In this corner of the Val d’Orcia, time seems to have stopped. Here fifteen kids from San Quirico d’Orcia, Montepulciano and Chianciano work. “Furthermore – Amedeo continues – something important is that organic farms can bring their wheat to grind here: we transform it into pasta or flour, we pack it and label it with the logo of their company; this is a rapidly growing segment of which we are proud, more and more firms are choosing us for milling.”

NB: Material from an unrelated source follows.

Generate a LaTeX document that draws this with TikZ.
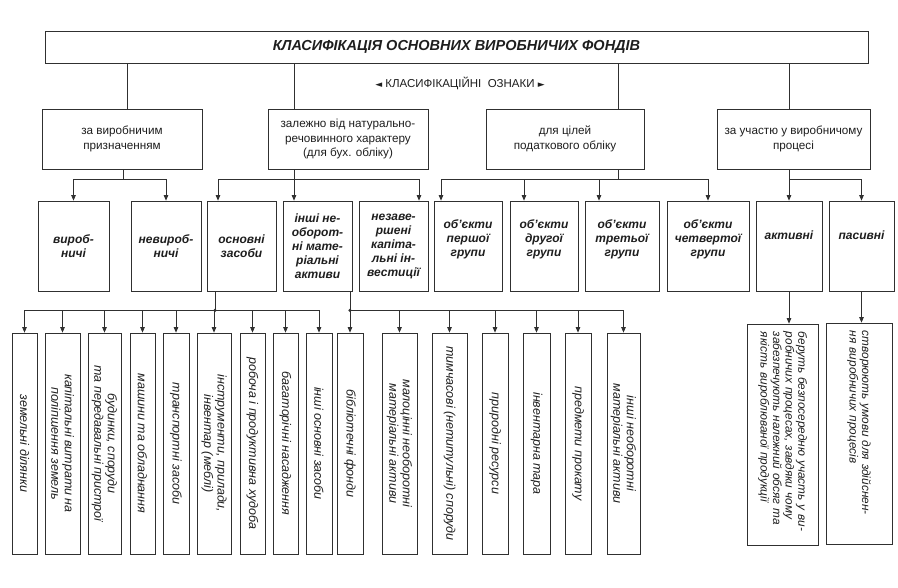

“Our history – concludes the farmer – has its roots in the sharecropping tradition and the passion for the land handed down from father to son for generations; the mill is located in the building that once housed the shed for the agricultural tools of the sharecropping grandparents, just as our farmhouses are located in the farm buildings that once housed granaries, stables and houses, renovated according to the tradition of the Sienese countryside. Guests of our agriturismi (Castello Spedaletto, Lamone and Lamino) can ‘live’ our farm, visit the land, the mill and the pasta factory, in addition to tasting the products at the restaurant at lunch time, in this marvellous location in the heart of Tuscany”.

A few numbers: the farm was founded in 1992 in Pienza. It covers more than 100 hectares, 85 of which are arable land (where they grow cereals, such as durum wheat, soft wheat, spelled, oats and barley in rotation with legumes such as chickpeas, lentils, beans and Alexandrian clover). Five hectares are used for the cultivation of olive trees and vines.